Na Siam on Urbanspoon


  1. Hey krapow, I wanted to mention a Thai eatery called Mamanee Thai in Collingwood that you might want to check out: it seems to cater to many local Thais and all the specials on the blackboard are noted in Thai script only! We asked the waiter to suggest dishes off the special Thai menu for us: we ended up with an interesting omelette with greens served in a hot-sour broth, a special som tam with some kind of sour fermented crab (an Isaan specialty perhaps?), and a catfish in dry yellow curry dish. The food was good but not brilliant (the sour element seemed to be a bit overly strong), but that may have been been because we ordered poorly or just unaccustomed to those particular dishes. Anyway, worth checking out, big fan of your blog, cheers! H.

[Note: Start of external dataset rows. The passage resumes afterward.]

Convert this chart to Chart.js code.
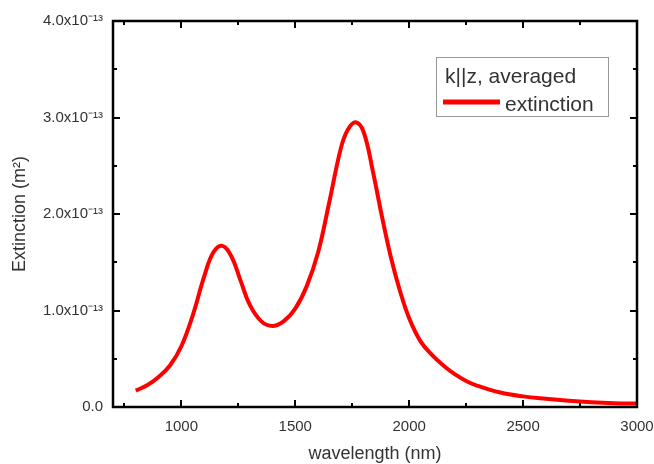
<!DOCTYPE html>
<html>
<head>
<meta charset="utf-8">
<script src="https://cdn.jsdelivr.net/npm/chart.js@4.4.0/dist/chart.umd.min.js"></script>
<style>
html,body{margin:0;padding:0;background:#fff}
#graph{display:block}
</style>
</head>
<body>
<canvas id="graph" width="654" height="464" style="width:654px;height:464px"></canvas>
<script>

// wavelength in nm
const wavelength=[800,850,900,950,1000,1050,1100,1140,1180,1220,1260,1300,1350,1400,1450,1500,1550,1600,1650,1700,1730,1765,1800,1840,1880,1920,1960,2000,2050,2100,2150,2200,2250,2300,2400,2500,2600,2700,2800,2900,3000];
// extinction in units of 1e-13 m^2
const extinction=[0.17,0.225,0.31,0.43,0.63,0.95,1.35,1.60,1.67,1.56,1.31,1.06,0.89,0.84,0.89,1.02,1.25,1.60,2.13,2.68,2.87,2.95,2.85,2.45,1.98,1.55,1.20,0.92,0.68,0.54,0.43,0.34,0.27,0.22,0.15,0.11,0.085,0.065,0.05,0.04,0.035];

const xTicks=[750,1000,1250,1500,1750,2000,2250,2500,2750,3000];
const xTickLabels=["","1000","","1500","","2000","","2500","","3000"];
const yTicks=[0,0.5,1,1.5,2,2.5,3,3.5,4];
const yTickLabels=["0.0","","1.0x10⁻¹³","","2.0x10⁻¹³","","3.0x10⁻¹³","","4.0x10⁻¹³"];

const legendTitle="k||z, averaged";
const seriesName="extinction";

const frameTicks={
id:'frameTicks',
afterDatasetsDraw(c){
const a=c.chartArea,ctx=c.ctx,xs=c.scales.x,ys=c.scales.y;
ctx.save();
ctx.strokeStyle='#000';
ctx.lineWidth=2;
ctx.beginPath();
xTicks.forEach((v,i)=>{
if(v<=xs.min||v>=xs.max)return;
const px=Math.round(xs.getPixelForValue(v));
const len=xTickLabels[i]?7:4;
ctx.moveTo(px,a.bottom);ctx.lineTo(px,a.bottom-len);
ctx.moveTo(px,a.top);ctx.lineTo(px,a.top+len);
});
yTicks.forEach((v,i)=>{
if(v<=ys.min||v>=ys.max)return;
const py=Math.round(ys.getPixelForValue(v));
const len=yTickLabels[i]?7:4;
ctx.moveTo(a.left,py);ctx.lineTo(a.left+len,py);
ctx.moveTo(a.right,py);ctx.lineTo(a.right-len,py);
});
ctx.stroke();
ctx.lineWidth=2.5;
ctx.strokeRect(a.left,a.top,a.right-a.left,a.bottom-a.top);
ctx.restore();
}
};

const boxLegend={
id:'boxLegend',
afterDraw(c){
const ctx=c.ctx,ds=c.data.datasets[0];
const bx=436,by=57,bw=172,bh=59;
ctx.save();
ctx.fillStyle='#fff';
ctx.fillRect(bx,by,bw,bh);
ctx.strokeStyle='#999';
ctx.lineWidth=1;
ctx.strokeRect(bx+0.5,by+0.5,bw,bh);
ctx.fillStyle='#333';
ctx.font='21px "Liberation Sans", Arial, sans-serif';
ctx.textBaseline='alphabetic';
ctx.fillText(legendTitle,445,83);
ctx.fillText(ds.label,505,111);
ctx.strokeStyle=ds.borderColor;
ctx.lineWidth=5;
ctx.beginPath();
ctx.moveTo(443,102);ctx.lineTo(500,102);
ctx.stroke();
ctx.restore();
}
};

const ctx=document.getElementById("graph");

new Chart(ctx,{
type:'line',
data:{
datasets:[{
label:seriesName,
data:wavelength.map((w,i)=>({x:w,y:extinction[i]})),
borderColor:"#ff0000",
borderWidth:4,
pointRadius:0,
fill:false,
tension:0.4
}]
},
options:{
responsive:false,
animation:false,
layout:{padding:{top:21,right:17,left:0,bottom:0}},
plugins:{legend:{display:false},tooltip:{enabled:false}},
scales:{
x:{
type:'linear',
min:700,max:3000,
afterFit:s=>{s.height=57;s.paddingLeft=0;s.paddingRight=0;},
afterBuildTicks:s=>{s.ticks=xTicks.map(v=>({value:v}));},
grid:{display:false,drawTicks:false},
border:{display:false},
ticks:{
autoSkip:false,maxRotation:0,padding:11,
color:'#333',
font:{family:'"Liberation Sans", Arial, sans-serif',size:15},
callback:v=>xTickLabels[xTicks.indexOf(v)]||''
},
title:{display:true,text:'wavelength (nm)',color:'#333',
font:{family:'"Liberation Sans", Arial, sans-serif',size:18,lineHeight:1},
padding:{top:0,bottom:1}}
},
y:{
type:'linear',
min:0,max:4,
afterFit:s=>{s.width=113;s.paddingTop=0;s.paddingBottom=0;},
afterBuildTicks:s=>{s.ticks=yTicks.map(v=>({value:v}));},
grid:{display:false,drawTicks:false},
border:{display:false},
ticks:{
autoSkip:false,padding:10,
color:'#333',
font:{family:'"Liberation Sans", Arial, sans-serif',size:15},
callback:v=>yTickLabels[yTicks.indexOf(v)]||''
},
title:{display:true,text:'Extinction (m²)',color:'#333',
font:{family:'"Liberation Sans", Arial, sans-serif',size:18,lineHeight:1},
padding:{top:11,bottom:0}}
}
}
},
plugins:[frameTicks,boxLegend]
});

</script>
</body>
</html>
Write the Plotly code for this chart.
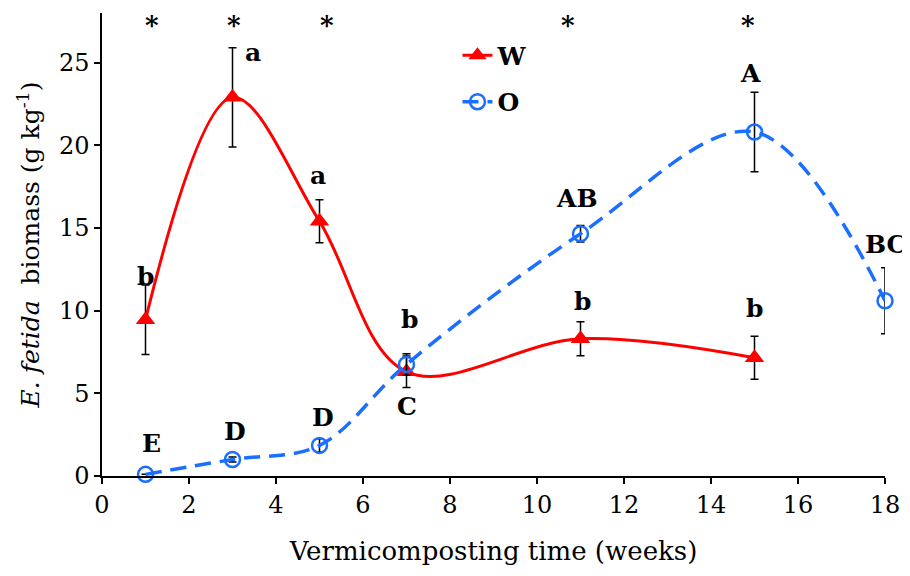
import plotly.graph_objects as go

# ---- data ----
weeks_w = [1, 3, 5, 7, 11, 15]
w_mean = [9.45, 22.9, 15.4, 6.3, 8.3, 7.15]
w_err = [2.1, 3.0, 1.3, 0.95, 1.03, 1.3]
w_letters = ["b", "a", "a", "b", "b", "b"]

weeks_o = [1, 3, 5, 7, 11, 15, 18]
o_mean = [0.1, 1.0, 1.85, 6.75, 14.65, 20.8, 10.6]
o_err = [0.0, 0.15, 0.4, 0.65, 0.5, 2.4, 2.0]
o_letters = ["E", "D", "D", "C", "AB", "A", "BC"]

star_weeks = [1, 3, 5, 11, 15]
star_level = 27.4

x_ticks = list(range(0, 19, 2))
y_ticks = [0, 5, 10, 15, 20, 25]

# ---- label offsets (pixels) ----
w_shift = [(0, 43), (20, 45), (-2, 46), (3, 52), (2, 37), (0, 49)]
o_shift = [(6, 31), (2, 28), (3, 28), (0, -42), (-4, 35), (-4, 59), (1, 56)]
star_shift = [6.5, 1.5, 7.5, -12.5, -6.5]

SERIF = "DejaVu Serif"
RED = "#FF0000"
BLUE = "#1A6FFF"

fig = go.Figure()

fig.add_trace(go.Scatter(
    x=weeks_w, y=w_mean, name="<b>W</b>", mode="lines+markers",
    legendgroup="w",
    line=dict(color=RED, width=3, shape="spline", smoothing=1.0),
    marker=dict(symbol="triangle-up", size=17, color=RED),
    error_y=dict(type="data", array=w_err, visible=True, color="black",
                 thickness=1.5, width=4),
    cliponaxis=False,
))

fig.add_trace(go.Scatter(
    x=weeks_o, y=o_mean, name="<b>O</b>", mode="lines+markers",
    legendgroup="o",
    line=dict(color=BLUE, width=3.5, shape="spline", smoothing=1.0,
              dash="16px,9px"),
    marker=dict(symbol="circle-open", size=15, color=BLUE,
                line=dict(width=2.5, color=BLUE)),
    error_y=dict(type="data", array=o_err, visible=True, color="black",
                 thickness=1.5, width=4),
    cliponaxis=False,
))

annotations = []
for xv, yv, t, (dx, dy) in zip(weeks_w, w_mean, w_letters, w_shift):
    annotations.append(dict(x=xv, y=yv, text=f"<b>{t}</b>", showarrow=False,
                            xshift=dx, yshift=dy, xanchor="center", yanchor="middle",
                            font=dict(family=SERIF, size=25, color="black")))
for xv, yv, t, (dx, dy) in zip(weeks_o, o_mean, o_letters, o_shift):
    annotations.append(dict(x=xv, y=yv, text=f"<b>{t}</b>", showarrow=False,
                            xshift=dx, yshift=dy, xanchor="center", yanchor="middle",
                            font=dict(family=SERIF, size=25, color="black")))
for xv, dx in zip(star_weeks, star_shift):
    annotations.append(dict(x=xv, y=star_level, text="<b>*</b>", showarrow=False,
                            xshift=dx, yshift=-2, xanchor="center", yanchor="middle",
                            font=dict(family=SERIF, size=26, color="black")))

fig.update_layout(
    width=900, height=560,
    margin=dict(l=94, r=23, t=5, b=92),
    paper_bgcolor="white", plot_bgcolor="white",
    showlegend=True,
    legend=dict(x=0.454, y=0.958, xanchor="left", yanchor="top",
                bgcolor="rgba(0,0,0,0)", borderwidth=0, tracegroupgap=11,
                font=dict(family=SERIF, size=25, color="black")),
    annotations=annotations,
    font=dict(family=SERIF, color="black"),
)

fig.update_xaxes(
    range=[0, 18], tickvals=x_ticks, showgrid=False, zeroline=False,
    showline=True, linecolor="black", linewidth=1.5,
    ticks="outside", ticklen=6, tickwidth=2, tickcolor="black",
    tickfont=dict(family=SERIF, size=24, color="black"),
    title=dict(text="Vermicomposting time (weeks)", standoff=24,
               font=dict(family=SERIF, size=26, color="black")),
)
fig.update_yaxes(
    range=[0, 28], tickvals=y_ticks, showgrid=False, zeroline=False,
    showline=True, linecolor="black", linewidth=1.5,
    ticks="outside", ticklen=6, tickwidth=2, tickcolor="black",
    tickfont=dict(family=SERIF, size=24, color="black"),
    title=dict(text="<i>E. fetida</i>  biomass (g kg<sup>-1</sup>)", standoff=12,
               font=dict(family=SERIF, size=25, color="black")),
)

fig.write_html("out.html")
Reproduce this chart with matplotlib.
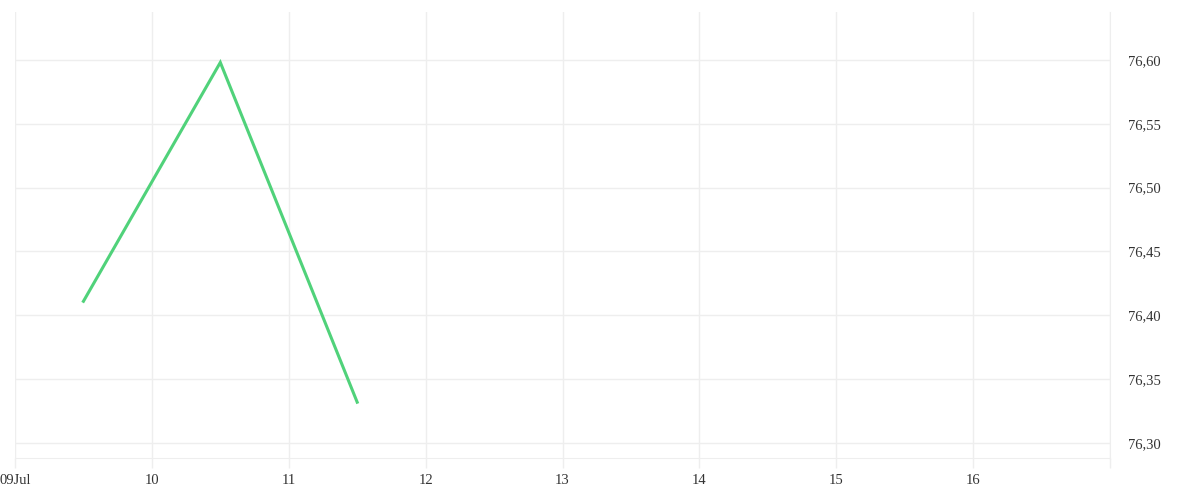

  2. Thankyou H, I have heard of Mamamee but never visited. I find the Thai script specials always a bit of a challenge but usually I take a photo and ask one of my Thai friends for a translation. It usually elicits a bit of a surprise reaction when I return and ask for the meal while pointing to the Thai script. Yes that Som Tam with fermented crab is a bit confronting, I've only tried it once at Pad Thai in Midtown and was crunching away quite uncomfortably on the little crabs. I found out later that you are just meant to suck on them for a salty, sour crabby hit! Lesson learnt the hard way! Som Tam is an Isaan dish from Northern Thailand and their flavours are particularly strong, a lot of Thai don't like the strong Isaan flavours. Thanks again for the recommendation and thanks for reading, I will try and get over there soon to check it out.

  3. Hey Andy: a quick request for advice (that is unrelated to above post, sorry). Out of the several high-end Thai and Vietnamese influenced restaurants in town, particularly Coda, Longrain, (and perhaps Cookie, Easy Tiger, or any others) - would you recommend any of these strongly? Thanks mate!

  4. Of all these restaurants I would recommend Longrain. I haven't eaten at Easy Tiger or Chin Chin (yet) and I really like Adam D'Sylva's (Coda) cooking but I believe Longrain is the most authentic. One of the senior Longrain chefs (and friend of mine) Arte TaKour has an excellent YouTube show. It's in Thai but definitely worth checking out. His cooking is amazing.